From having done some caving a couple decades ago, I have some first hand experience with carbide. Yeah, carbide + water gives you acetylene gas and quicklime in very short order:
CaC[sub]2[/sub] + H[sub]2[/sub]O -> C[sub]2[/sub]H[sub]2[/sub] + CaO
The calcium carbide, as sold for miner’s lamps, looks like blackish-gray gravel. It smells of acetylene because it tends to react with the moisture in the air.
Spent, you wind up with this wet quicklime slurry to get rid of. Hopefully, not still producing acetylene.
The reaction itself is not terribly energetic, but, as noted, the acetylene gas is very flammable, and to be treated with caution.
That doesn’t stop people from doing stupid things with it. I know of a case where a couple bozos decided they wanted to see what it would be like if a whole couple of pounds of the stuff were used at once, and tossed it in the toilet on the grounds that if it got out of hand, they could flush it (that, in and of itself, displays a certain lack of understanding of the process). Well, they tossed a match, and COULDN’T flush it because the flames were too high to let them reach the toilet handle. Probably just as well.
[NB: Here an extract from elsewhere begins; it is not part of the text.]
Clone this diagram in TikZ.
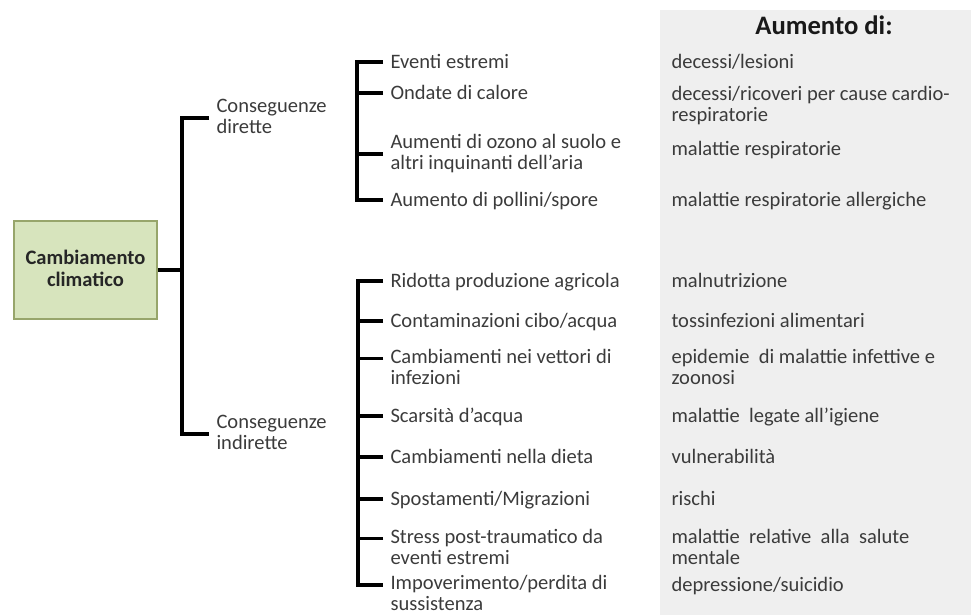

A fringe benefit is that the stuff is good for starting campfires - pile the wet & soggy wood over some tinfoil or a tuna can full of carbide, and you can have the novel experience of getting your sputtering fire going better by pouring a bit of water on the carbide.
BTW, on the lamp description - most lamps actually have a striker wheel and a flint on the outer edge of the reflector, so you don’t have to light it with a match. The technique is to hold your hand over the reflector, letting the gas accumulate, then rapidly palming the striker wheel while moving your hand away. With luck, the lamp goes “whoompf” and is lit.
Another topic for you to look up is “carbide cannons”.